Ask the Owner: Ted Leonsis, November 18
Wizards, Capitals and Mystics owner Ted Leonsis joined WTOP live in studio Nov. 18
Noah Frank, wtop.com
WASHINGTON -- Ted Leonsis, owner of the Washington Wizards, Capitals and Mystics, touched on a number of topics involving sports and the District, including a rumored practice facility in Shaw, D.C.’s Olympic bid, and the growth of Monumental Network.
Reports came out last week that the Wizards were looking at building a new practice facility and were considering the Shaw neighborhood. Leonsis said he visited the area Monday night the first time in a while, but stressed that it is not the only location option for such a facility, or even the primary one.

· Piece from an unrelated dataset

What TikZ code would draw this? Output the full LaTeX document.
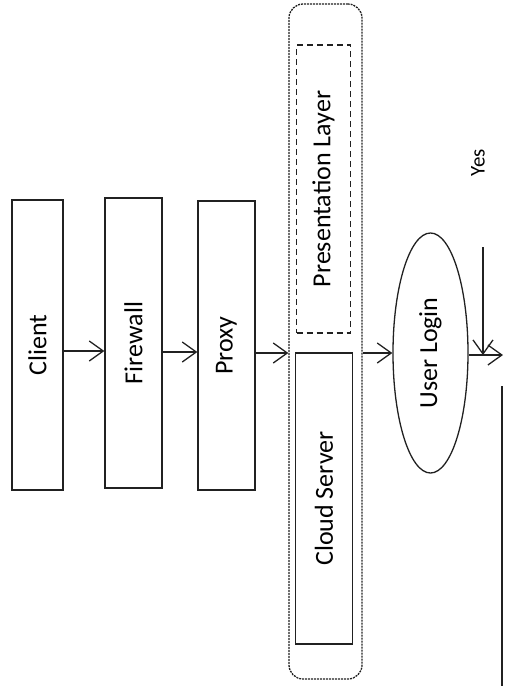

“Our first choice is a welcoming community and a place that is very convenient for our players and our fans to get to,” Leonsis told WTOP Tuesday. “[Shaw] is one of the areas that we’re looking at, but it’s certainly not the preferred area, or the only area and the like.”
Leonsis said that there has been plenty of interest the Shaw neighborhood is certainly not the only area that the team is considering
“You’d be not surprised how many developers and municipalities have reached out to us,” Leonsis said. “They see what Verizon Center did to downtown. They’ve seen the power of Kettler Capitals IcePlex and what it’s done in Ballston.”
The Capitals will host the Winter Classic for the first time in 2015, taking on the Chicago Blackhawks at Nationals Park on New Year’s Day. While the event is a major showcase for his team, Leonsis stressed that the direct benefit is greater for the league and the city.
“The league pays you what you would generate playing the Blackhawks at the Verizon Center,” he explained. “The league runs this, and it now owns New Year’s Day”
He also pointed out how the influx of visiting fans can help commerce for the city.
“Hopefully we’ll bring in 10,000, 20,000 fans from Chicago who will stay in our hotels and eat at our restaurants,” Leonsis said.
Leonsis is at the forefront of leading the charge to get the Olympics to Washington D.C. in 2024. As the selection process narrows, the U.S. bid is down to four cities, also including Boston, Los Angeles and San Francisco.
“When we first went at it, we were told we didn’t have a chance,” he said, explaining that they were told D.C. is too small, it’s not a great sports town, and that the political environment wasn’t right.
But Leonsis compared the bid to London’s in 2012.
“Specifically, there was an east end part of the city that nobody was proud of,” he explained. “And it was on the other side of the river, not unanalogous to our situation here.”
Leonsis explained that the Olympic village was later turned into low income housing, something he thinks could help revitalize the Anacostia region.
“We’d like to be able to have the greatest Olympic Games in the summer here, but also have a point of view and influence on how our city develops,” he said.
While Leonsis acknowledges his operation is not profitable yet, he believes a future investment into moving Monumental Network into a broadcast operation could help solve that.
“I hope so,” he said. “At some point, those rights will revert back to us.”
“We know how to broadcast games,” he said, noting that the network is already doing Mystics games and Capitals preseason games. “We’re very proud of the work we’re doing to be ready for one day, if our rights burn off. We want to work with Comcast, but if we can’t, then we’d launch the Monumental Network. It’s pretty simple.”